A particular anecdotal example of this type of private crowdsourcing came from NASA (it was told to me at my former employer, Mars, Inc. when I was a server administrator):
The space shuttle Atlantis was 600 pounds too heavy. In space flights, even the slightest pounds make a difference. The NASA engineers had to get rid of exactly 600 pounds or the mission would fail. The engineers could not figure out where to trim this weight. They had planned every last detail down to its maximum efficiency. These highly trained, world-class engineers mulled over the problem for weeks. Finally someone suggested that they get every single NASA employee in one room and present the problem. Every employee from the night janitors to the mechanics to the secretaries to the astronauts were called into one big assembly with the engineers in the front on stage. They explained the problem. The crowd sat, thinking.
Then one lone voice from the very back of the room called out: “Don’t paint it!”
The voice came from the mechanic whose job it was to paint the fuel tanks white.
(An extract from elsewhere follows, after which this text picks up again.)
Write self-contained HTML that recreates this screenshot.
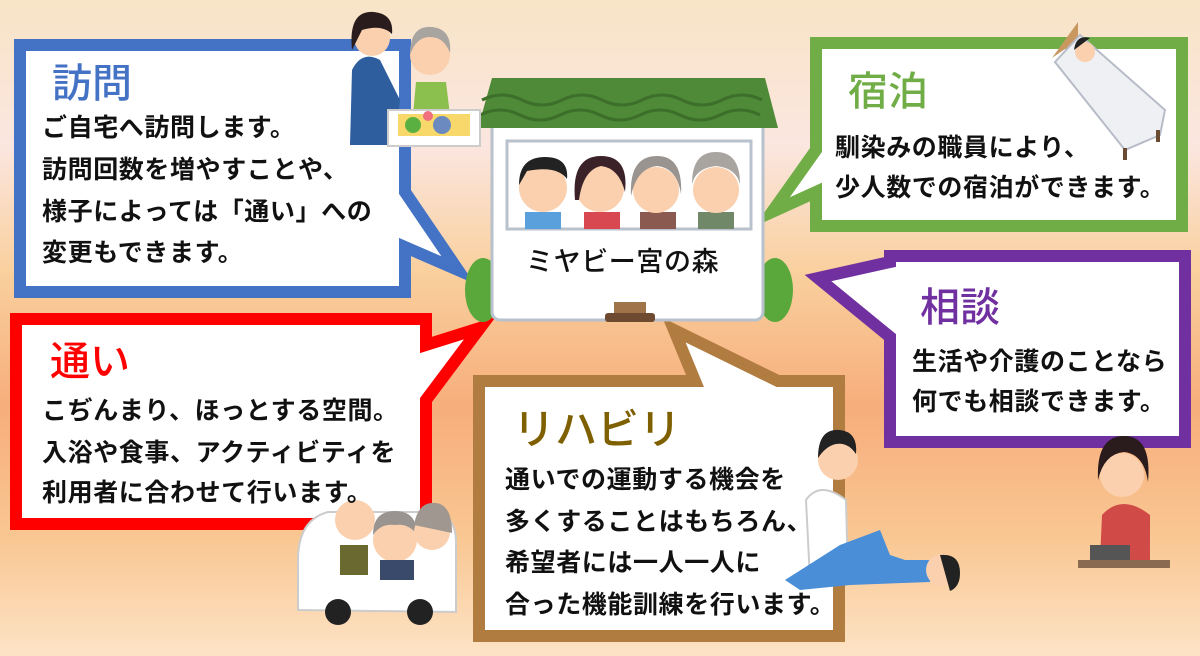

The mechanic did the simple math for the engineers. It takes a number of cans of white paint to cover the tanks, and the weight of paint in those cans probably added up to around 600 pounds.
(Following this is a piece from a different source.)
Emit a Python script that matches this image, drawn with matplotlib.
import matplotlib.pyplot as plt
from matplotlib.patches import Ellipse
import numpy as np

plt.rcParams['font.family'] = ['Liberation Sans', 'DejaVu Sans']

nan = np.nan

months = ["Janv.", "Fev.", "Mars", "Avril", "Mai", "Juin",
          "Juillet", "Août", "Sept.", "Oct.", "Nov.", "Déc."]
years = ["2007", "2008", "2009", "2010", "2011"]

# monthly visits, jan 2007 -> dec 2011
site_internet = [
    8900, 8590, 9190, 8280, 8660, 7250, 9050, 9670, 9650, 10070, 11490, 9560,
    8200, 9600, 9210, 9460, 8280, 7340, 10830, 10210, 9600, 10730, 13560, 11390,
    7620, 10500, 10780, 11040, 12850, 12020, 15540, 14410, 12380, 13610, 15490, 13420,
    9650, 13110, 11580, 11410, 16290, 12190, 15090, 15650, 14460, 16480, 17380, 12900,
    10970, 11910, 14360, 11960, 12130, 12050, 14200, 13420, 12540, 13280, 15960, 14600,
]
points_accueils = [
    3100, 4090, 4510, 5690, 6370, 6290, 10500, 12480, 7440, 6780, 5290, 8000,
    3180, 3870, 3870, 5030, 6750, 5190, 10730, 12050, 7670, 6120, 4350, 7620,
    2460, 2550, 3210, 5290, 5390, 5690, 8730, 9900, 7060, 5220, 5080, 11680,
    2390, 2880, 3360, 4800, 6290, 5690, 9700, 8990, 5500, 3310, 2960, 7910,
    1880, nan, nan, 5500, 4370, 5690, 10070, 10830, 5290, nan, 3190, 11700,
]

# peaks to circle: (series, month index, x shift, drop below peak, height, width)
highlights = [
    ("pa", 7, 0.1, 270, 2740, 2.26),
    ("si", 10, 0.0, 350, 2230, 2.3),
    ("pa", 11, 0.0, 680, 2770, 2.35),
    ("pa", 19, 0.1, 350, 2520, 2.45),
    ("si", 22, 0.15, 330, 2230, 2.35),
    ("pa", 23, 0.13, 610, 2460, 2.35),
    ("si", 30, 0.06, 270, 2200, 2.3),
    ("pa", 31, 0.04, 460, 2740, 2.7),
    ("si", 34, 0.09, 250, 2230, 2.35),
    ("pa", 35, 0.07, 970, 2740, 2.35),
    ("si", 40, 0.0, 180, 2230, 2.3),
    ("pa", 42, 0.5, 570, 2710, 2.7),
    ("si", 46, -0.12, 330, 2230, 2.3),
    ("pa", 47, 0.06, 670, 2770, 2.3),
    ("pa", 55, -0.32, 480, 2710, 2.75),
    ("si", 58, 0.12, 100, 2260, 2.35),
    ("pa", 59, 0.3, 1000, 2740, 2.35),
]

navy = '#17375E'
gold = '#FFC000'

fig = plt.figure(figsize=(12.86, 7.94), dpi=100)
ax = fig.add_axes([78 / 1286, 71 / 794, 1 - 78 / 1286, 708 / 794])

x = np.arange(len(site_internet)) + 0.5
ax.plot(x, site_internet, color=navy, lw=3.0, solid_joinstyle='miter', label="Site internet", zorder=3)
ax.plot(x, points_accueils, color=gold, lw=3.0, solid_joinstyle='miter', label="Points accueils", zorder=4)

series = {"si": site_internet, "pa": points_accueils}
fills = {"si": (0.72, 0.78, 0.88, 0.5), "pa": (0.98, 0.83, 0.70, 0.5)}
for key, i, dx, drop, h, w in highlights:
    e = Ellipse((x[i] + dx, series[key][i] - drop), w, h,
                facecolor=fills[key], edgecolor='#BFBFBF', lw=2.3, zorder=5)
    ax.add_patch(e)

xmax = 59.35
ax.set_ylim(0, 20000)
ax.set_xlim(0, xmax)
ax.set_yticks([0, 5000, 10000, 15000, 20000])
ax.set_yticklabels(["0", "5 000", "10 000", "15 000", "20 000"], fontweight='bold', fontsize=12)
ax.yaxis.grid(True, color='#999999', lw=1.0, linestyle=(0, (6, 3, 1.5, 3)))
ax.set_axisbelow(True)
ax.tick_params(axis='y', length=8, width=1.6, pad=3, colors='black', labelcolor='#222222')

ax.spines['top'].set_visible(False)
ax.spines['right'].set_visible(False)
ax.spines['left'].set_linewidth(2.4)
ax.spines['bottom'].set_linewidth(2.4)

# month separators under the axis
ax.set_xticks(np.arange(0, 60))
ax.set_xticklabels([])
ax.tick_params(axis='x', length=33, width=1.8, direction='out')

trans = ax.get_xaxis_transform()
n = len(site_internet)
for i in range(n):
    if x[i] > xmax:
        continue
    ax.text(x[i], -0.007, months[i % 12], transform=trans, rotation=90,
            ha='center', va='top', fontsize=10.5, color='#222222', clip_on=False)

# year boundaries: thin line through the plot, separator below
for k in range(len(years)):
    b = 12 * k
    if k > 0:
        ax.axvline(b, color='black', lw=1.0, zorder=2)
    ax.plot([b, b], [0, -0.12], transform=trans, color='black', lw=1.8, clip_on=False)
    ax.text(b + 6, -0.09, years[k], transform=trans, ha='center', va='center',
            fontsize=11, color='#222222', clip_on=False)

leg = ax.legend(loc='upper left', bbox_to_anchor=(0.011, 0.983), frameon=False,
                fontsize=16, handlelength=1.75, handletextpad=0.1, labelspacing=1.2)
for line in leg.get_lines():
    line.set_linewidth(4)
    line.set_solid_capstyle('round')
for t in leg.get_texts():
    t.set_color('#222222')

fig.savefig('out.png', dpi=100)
Someone else did more detailed math. The paint weighed, you guessed it, exactly 600 pounds. From then on, the NASA engineers chose function over beauty, and the rusty tanks successfully launched the Atlantis.
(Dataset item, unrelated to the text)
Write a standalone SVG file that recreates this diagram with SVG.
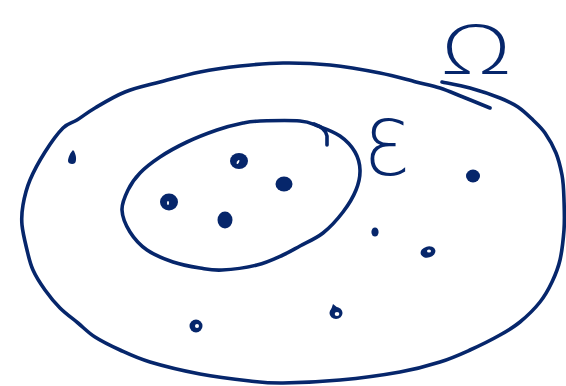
<svg xmlns="http://www.w3.org/2000/svg" width="566" height="386" viewBox="0 0 566 386">
  <style>
    .ink { fill: none; stroke: #06266b; stroke-width: 3.6; stroke-linecap: round; stroke-linejoin: round; }
    .dot { fill: #06266b; }
    .hole { fill: #ffffff; }
    .lbl { fill: #06266b; font-family: "Open Sans", "DejaVu Sans", sans-serif; font-weight: 300; }
  </style>
  <rect width="566" height="386" fill="#ffffff"/>

  <g id="omega-set">
    <path class="ink" d="M490,108 C485.5,106.2 471.3,100.3 463,97 S447.8,90.5 440,88 S426,84.5 416,82 S394.3,75.8 380,73 S346.2,66.7 330,65 S298,62.8 283,63 S253.8,64.5 240,66 S213.3,69.3 200,72 S172.5,78.7 160,82 S135.8,87.7 125,92 S103,103.3 95,108 S82.3,116.7 77,120 S68.3,122.7 63,128 S50.5,143.3 45,152 S33.7,171.2 30,180 S24.3,197.5 23,205 S21.3,217.5 22,225 S25.2,242.5 27,250 S30,263.3 33,270 S40.5,283.7 45,290 S54.5,302.5 60,308 S72.2,318.2 78,323 S88,332.5 95,337 S110.8,345.8 120,350 S136.7,358 150,362 S183.3,370.8 200,374 S236.2,379.5 250,381 S268,383.2 283,383 S320.5,381.8 340,380 S383.3,375 400,372 S428.3,365.7 440,362 S460,354.5 470,350 S491.7,339.7 500,335 S513.3,327.5 520,322 S534.7,308.7 540,302 S548.7,289 552,282 S558,268.7 560,260 S563.2,240 564,230 S564.3,209.2 564,200 S563.5,182.8 562,175 S558.8,160 556,153 S548.8,138.5 545,133 S537.5,124.3 533,120 S523.5,110.7 518,107 S508,101.2 500,98 S479.7,90.7 470,88 S446.7,83 442,82"/>
    <text class="lbl" x="476" y="74" font-size="69" text-anchor="middle" transform="translate(476 0) scale(1.3 1) translate(-476 0)">Ω</text>
    <path class="dot" d="M73,150 C76,153 77,160 75,163 C73,165 68,164 68,161 C68,157 71,152 73,150 Z"/>
    <ellipse class="dot" cx="473" cy="176" rx="7" ry="6.5"/>
    <ellipse class="dot" cx="375" cy="232" rx="3.6" ry="4.6"/>
    <ellipse class="dot" cx="428" cy="252" rx="7.5" ry="5.5" transform="rotate(-15 428 252)"/>
    <ellipse class="hole" cx="429" cy="251" rx="2" ry="1.5"/>
    <ellipse class="dot" cx="336" cy="313" rx="6.5" ry="6"/>
    <path class="dot" d="M331,310 L333,304 L338,308 Z"/>
    <ellipse class="hole" cx="337" cy="314" rx="2.3" ry="2"/>
    <ellipse class="dot" cx="196" cy="326" rx="6.5" ry="6.5"/>
    <ellipse class="hole" cx="197" cy="326" rx="2" ry="2"/>
  </g>

  <g id="event-E">
    <path class="ink" d="M260,121 C269.5,120.7 290.3,120.2 300,121 S311.3,123.5 318,126 S333.8,131.7 340,136 S351.7,146.3 355,152 S359.8,163.7 360,170 S358.8,183 356,190 S348.5,204.8 343,212 S330.2,227.3 323,233 S306.7,242.3 300,246 S290.2,251.8 283,255 S267.2,262.5 257,265 S231.5,269.5 222,270 S208.2,269.3 200,268 S181.8,265 173,262 S154.2,255 147,250 S134.2,238.7 130,232 S122.3,217 122,210 S125,196.2 128,190 S134.7,178.5 140,173 S152.2,162.2 160,157 S177.5,146.5 187,142 S207.7,133.2 217,130 S235.8,124.5 243,123 S250.5,121.3 260,121 Z"/>
    <path class="ink" d="M314,124 C320,126 326,130 327,136 L327,145"/>
    <text class="lbl" x="387" y="175" font-size="76" text-anchor="middle">Ɛ</text>
    <ellipse class="dot" cx="239" cy="161" rx="9" ry="8"/>
    <ellipse class="hole" cx="238" cy="162" rx="1" ry="2.2" transform="rotate(30 238 162)"/>
    <ellipse class="dot" cx="284" cy="184" rx="8.5" ry="7.5"/>
    <ellipse class="dot" cx="169" cy="202" rx="9" ry="8.5"/>
    <ellipse class="hole" cx="168" cy="203" rx="1" ry="2"/>
    <ellipse class="dot" cx="225" cy="220" rx="7.5" ry="8.5"/>
  </g>
</svg>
[You can see a question and answer referring to the story (but not totally corroborating it) here. Search the page for the term “weight” and you’ll find the Q&A]
Some may debate if this NASA example was true crowdsourcing, but I find it to be a good example of how small business can use their local crowds first to come up with new ideas. The NASA engineering team was small, their immediate crowd was larger, and one of their own had an answer.
2. Move onto the web. Concentrate on your markets. Use Web2.0 tools to find new markets and new ideas, but don’t just throw your conundrums out into the darkness. Refine your search for the perfect crowd.
I have almost 2500 followers on Twitter (which I call my “room”). My room is mostly made up of early adopters of technology, writers, and gamers. I resource my crowd all the time. Most recently, I was having problems finding a Wii to buy for Christmas. All the stores were sold out. Within minutes, my followers had sent me about 10 online resources that I could use to find a Wii and a Wii Fit. I didn’t need to search anywhere else.
Small businesses could build a room on Twitter to use for the same purpose. Look for the people who have similar interests by checking out the “bio” sections on user homepages. Involve people in conversation. Build a crowd. Send them ideas for their problems and they will send you theirs. It’s a conversation no small business owner can afford to miss.
Facebook groups are another option. A small business owner could start using Facebook by joining groups of small business owners, or fans groups of certain related products, or groups with affiliations that may be related to her goals for her business.
3. Find out how to do a proper web search. Repeat after me: There is a world beyond Google. If you know how to look, you can find very specific data that speak directly to your issues. Pick up the latest edition of a book called The Extreme Searcher’s Handbook by Randolph Hock. You’ll find many avenues for data gathering in there. Also, go to your local library. The Resource Desk has come into the 21st century. Those mild mannered librarians can show you how to conduct an article search that is so high-powered you’ll wonder what they do at night.
4. Let the information come to you. Speaking of Google, there are free tools that Google offers that can be helpful for any small business owner. I’m a writer. I use what are called “Google alerts.” I made a web alert that sends me an email whenever my name or my company’s name (PurpleCar) is mentioned anywhere on the web. Today I received an alert that I was mentioned in Smartlife.com’s TOP 50 list of Freelance Bloggers. I was thrilled, and now I can add that credential to my list. The same thing happened when I was named to ALLTOP’s list of Top Utterli.com users. These publications don’t notify you when you are honored with a mention, but Google alerts will.
Small business owners should set up Google alerts on keywords that relate to their product or service. A keyword is any word that is used often when referring to the subject. Some keywords for “Valentine’s Gifts” would be valentine, gift, chocolate, flowers, cards, jewelry, love, girlfriend, boyfriend, what to get (keywords can be phrases, too!).
5. Last but not least, start reading blogs. There are a lot of great blogs out there for small business owners. Check out one of our recent podcast guests, Becky McCray. Becky writes at Small Biz Survival and she will launch any small business owner into the blogosphere and Web2.0 universe.
All of these efforts just take time and an internet connection. Any small business owner could benefit from the new crowdsourcing options available in this brave, new social web world. The conversations are happening. Jump in.